> Exercise prompt
Without including any pictures, write out the listing below exactly.
==============================
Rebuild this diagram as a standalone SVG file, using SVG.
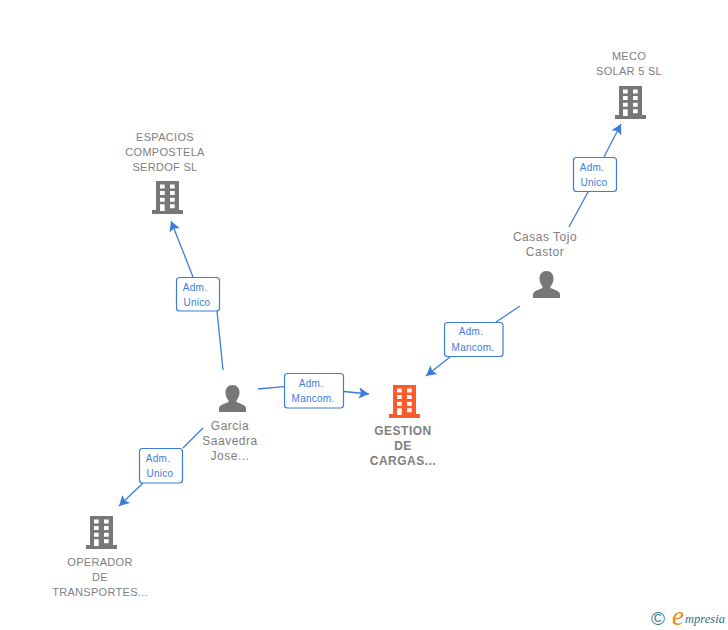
<svg xmlns="http://www.w3.org/2000/svg" xmlns:xlink="http://www.w3.org/1999/xlink" width="728" height="630" viewBox="0 0 728 630">
<style>
text{font-family:"Liberation Sans",Arial,sans-serif;text-anchor:middle}
.n{font-size:11px;fill:#808080;letter-spacing:.3px}
.p{font-size:12px;fill:#808080;letter-spacing:.5px}
.g{font-size:12px;fill:#808080;font-weight:bold;letter-spacing:.5px}
.l{font-size:10px;fill:#3b7ddd;letter-spacing:.25px}
.c{fill:none;stroke:#3b7ddd;stroke-width:1.3}
.b{fill:#fff;stroke:#3b7ddd;stroke-width:1.2}
</style>
<defs>
<marker id="a" markerUnits="userSpaceOnUse" markerWidth="14" markerHeight="14" viewBox="0 0 14 14" refX="11" refY="7" orient="auto">
<path d="M1 1.500L11 7L1 12.500L3 7Z" fill="#3b7ddd"/>
</marker>
<path id="bld" fill-rule="evenodd" d="M4 0H27V29H31V33H0V29H4ZM8 3.500V7.500H12.700V3.500ZM18 3.500V7.500H22.700V3.500ZM8 10V14H12.700V10ZM18 10V14H22.700V10ZM8 16.700V20.700H12.700V16.700ZM18 16.700V20.700H22.700V16.700ZM8 23.300V30H12.700V23.300ZM18 23.300V27.300H22.700V23.300Z"/>
<path id="psn" d="M13.500 0C18 0 20.500 3.200 20.500 7.500C20.500 11 19 13.500 17.500 15.500V17C20.500 18.500 26 19.500 27 23V27H0V23C1 19.500 6.500 18.500 9.500 17V15.500C8 13.500 6.500 11 6.500 7.500C6.500 3.200 9 0 13.500 0Z"/>
</defs>
<g id="connectors">
<path class="c" d="M258 389L284 386.700"/>
<path class="c" d="M344 391.500L369 394" marker-end="url(#a)"/>
<path class="c" d="M223 370L217 311"/>
<path class="c" d="M193 277L171 221" marker-end="url(#a)"/>
<path class="c" d="M203 428L183 448"/>
<path class="c" d="M143 483L119 506" marker-end="url(#a)"/>
<path class="c" d="M569 227L588 192"/>
<path class="c" d="M604 157L621 124" marker-end="url(#a)"/>
<path class="c" d="M520 306L496 322"/>
<path class="c" d="M450 357L426 376" marker-end="url(#a)"/>
<rect class="b" x="284.500" y="373.500" width="59" height="34.500" rx="3"/>
<text class="l" x="311" y="387">Adm.</text><text class="l" x="313" y="402">Mancom.</text>
<rect class="b" x="176.500" y="277.500" width="43" height="33.500" rx="3"/>
<text class="l" x="195" y="291">Adm.</text><text class="l" x="197" y="306">Unico</text>
<rect class="b" x="139.500" y="448.500" width="43" height="34.500" rx="3"/>
<text class="l" x="158" y="462">Adm.</text><text class="l" x="160" y="477">Unico</text>
<rect class="b" x="573.500" y="157.500" width="43" height="34" rx="3"/>
<text class="l" x="592" y="171">Adm.</text><text class="l" x="594" y="186">Unico</text>
<rect class="b" x="444.500" y="322.500" width="58.500" height="34" rx="3"/>
<text class="l" x="471" y="335">Adm.</text><text class="l" x="473" y="351">Mancom.</text>
</g>
<g id="gestion">
<use xlink:href="#bld" href="#bld" x="389" y="385" fill="#ff5a2c"/>
<text class="g" x="403" y="435">GESTION</text><text class="g" x="403" y="450">DE</text><text class="g" x="403" y="465">CARGAS...</text>
</g>
<g id="meco">
<use xlink:href="#bld" href="#bld" x="615" y="86" fill="#777"/>
<text class="n" x="629" y="60">MECO</text><text class="n" x="629" y="75">SOLAR 5 SL</text>
</g>
<g id="espacios">
<use xlink:href="#bld" href="#bld" x="152" y="181" fill="#777"/>
<text class="n" x="165" y="141">ESPACIOS</text><text class="n" x="165" y="156">COMPOSTELA</text><text class="n" x="165" y="171">SERDOF SL</text>
</g>
<g id="operador">
<use xlink:href="#bld" href="#bld" x="86" y="516" fill="#777"/>
<text class="n" x="100" y="566">OPERADOR</text><text class="n" x="100" y="581">DE</text><text class="n" x="100" y="596">TRANSPORTES...</text>
</g>
<g id="garcia">
<use xlink:href="#psn" href="#psn" x="219" y="385" fill="#777"/>
<text class="p" x="230" y="430">Garcia</text><text class="p" x="230" y="445">Saavedra</text><text class="p" x="230" y="460">Jose...</text>
</g>
<g id="casas">
<use xlink:href="#psn" href="#psn" x="533" y="271" fill="#777"/>
<text class="p" x="545" y="241">Casas Tojo</text><text class="p" x="545" y="256">Castor</text>
</g>
<g id="logo">
<text x="658" y="625" style="font-size:19px;fill:#3f7d92">©</text>
<text x="678" y="625" style="font-size:27px;font-style:italic;fill:#f08a1c;font-family:'Liberation Serif',serif">e</text>
<text x="705" y="623" style="font-size:12.500px;font-style:italic;fill:#2f6f86;font-family:'Liberation Serif',serif">mpresia</text>
</g>
</svg>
==============================
> The output
Rebuild this diagram as a standalone SVG file, using SVG.
<svg xmlns="http://www.w3.org/2000/svg" xmlns:xlink="http://www.w3.org/1999/xlink" width="728" height="630" viewBox="0 0 728 630">
<style>
text{font-family:"Liberation Sans",Arial,sans-serif;text-anchor:middle}
.n{font-size:11px;fill:#808080;letter-spacing:.3px}
.p{font-size:12px;fill:#808080;letter-spacing:.5px}
.g{font-size:12px;fill:#808080;font-weight:bold;letter-spacing:.5px}
.l{font-size:10px;fill:#3b7ddd;letter-spacing:.25px}
.c{fill:none;stroke:#3b7ddd;stroke-width:1.3}
.b{fill:#fff;stroke:#3b7ddd;stroke-width:1.2}
</style>
<defs>
<marker id="a" markerUnits="userSpaceOnUse" markerWidth="14" markerHeight="14" viewBox="0 0 14 14" refX="11" refY="7" orient="auto">
<path d="M1 1.500L11 7L1 12.500L3 7Z" fill="#3b7ddd"/>
</marker>
<path id="bld" fill-rule="evenodd" d="M4 0H27V29H31V33H0V29H4ZM8 3.500V7.500H12.700V3.500ZM18 3.500V7.500H22.700V3.500ZM8 10V14H12.700V10ZM18 10V14H22.700V10ZM8 16.700V20.700H12.700V16.700ZM18 16.700V20.700H22.700V16.700ZM8 23.300V30H12.700V23.300ZM18 23.300V27.300H22.700V23.300Z"/>
<path id="psn" d="M13.500 0C18 0 20.500 3.200 20.500 7.500C20.500 11 19 13.500 17.500 15.500V17C20.500 18.500 26 19.500 27 23V27H0V23C1 19.500 6.500 18.500 9.500 17V15.500C8 13.500 6.500 11 6.500 7.500C6.500 3.200 9 0 13.500 0Z"/>
</defs>
<g id="connectors">
<path class="c" d="M258 389L284 386.700"/>
<path class="c" d="M344 391.500L369 394" marker-end="url(#a)"/>
<path class="c" d="M223 370L217 311"/>
<path class="c" d="M193 277L171 221" marker-end="url(#a)"/>
<path class="c" d="M203 428L183 448"/>
<path class="c" d="M143 483L119 506" marker-end="url(#a)"/>
<path class="c" d="M569 227L588 192"/>
<path class="c" d="M604 157L621 124" marker-end="url(#a)"/>
<path class="c" d="M520 306L496 322"/>
<path class="c" d="M450 357L426 376" marker-end="url(#a)"/>
<rect class="b" x="284.500" y="373.500" width="59" height="34.500" rx="3"/>
<text class="l" x="311" y="387">Adm.</text><text class="l" x="313" y="402">Mancom.</text>
<rect class="b" x="176.500" y="277.500" width="43" height="33.500" rx="3"/>
<text class="l" x="195" y="291">Adm.</text><text class="l" x="197" y="306">Unico</text>
<rect class="b" x="139.500" y="448.500" width="43" height="34.500" rx="3"/>
<text class="l" x="158" y="462">Adm.</text><text class="l" x="160" y="477">Unico</text>
<rect class="b" x="573.500" y="157.500" width="43" height="34" rx="3"/>
<text class="l" x="592" y="171">Adm.</text><text class="l" x="594" y="186">Unico</text>
<rect class="b" x="444.500" y="322.500" width="58.500" height="34" rx="3"/>
<text class="l" x="471" y="335">Adm.</text><text class="l" x="473" y="351">Mancom.</text>
</g>
<g id="gestion">
<use xlink:href="#bld" href="#bld" x="389" y="385" fill="#ff5a2c"/>
<text class="g" x="403" y="435">GESTION</text><text class="g" x="403" y="450">DE</text><text class="g" x="403" y="465">CARGAS...</text>
</g>
<g id="meco">
<use xlink:href="#bld" href="#bld" x="615" y="86" fill="#777"/>
<text class="n" x="629" y="60">MECO</text><text class="n" x="629" y="75">SOLAR 5 SL</text>
</g>
<g id="espacios">
<use xlink:href="#bld" href="#bld" x="152" y="181" fill="#777"/>
<text class="n" x="165" y="141">ESPACIOS</text><text class="n" x="165" y="156">COMPOSTELA</text><text class="n" x="165" y="171">SERDOF SL</text>
</g>
<g id="operador">
<use xlink:href="#bld" href="#bld" x="86" y="516" fill="#777"/>
<text class="n" x="100" y="566">OPERADOR</text><text class="n" x="100" y="581">DE</text><text class="n" x="100" y="596">TRANSPORTES...</text>
</g>
<g id="garcia">
<use xlink:href="#psn" href="#psn" x="219" y="385" fill="#777"/>
<text class="p" x="230" y="430">Garcia</text><text class="p" x="230" y="445">Saavedra</text><text class="p" x="230" y="460">Jose...</text>
</g>
<g id="casas">
<use xlink:href="#psn" href="#psn" x="533" y="271" fill="#777"/>
<text class="p" x="545" y="241">Casas Tojo</text><text class="p" x="545" y="256">Castor</text>
</g>
<g id="logo">
<text x="658" y="625" style="font-size:19px;fill:#3f7d92">©</text>
<text x="678" y="625" style="font-size:27px;font-style:italic;fill:#f08a1c;font-family:'Liberation Serif',serif">e</text>
<text x="705" y="623" style="font-size:12.500px;font-style:italic;fill:#2f6f86;font-family:'Liberation Serif',serif">mpresia</text>
</g>
</svg>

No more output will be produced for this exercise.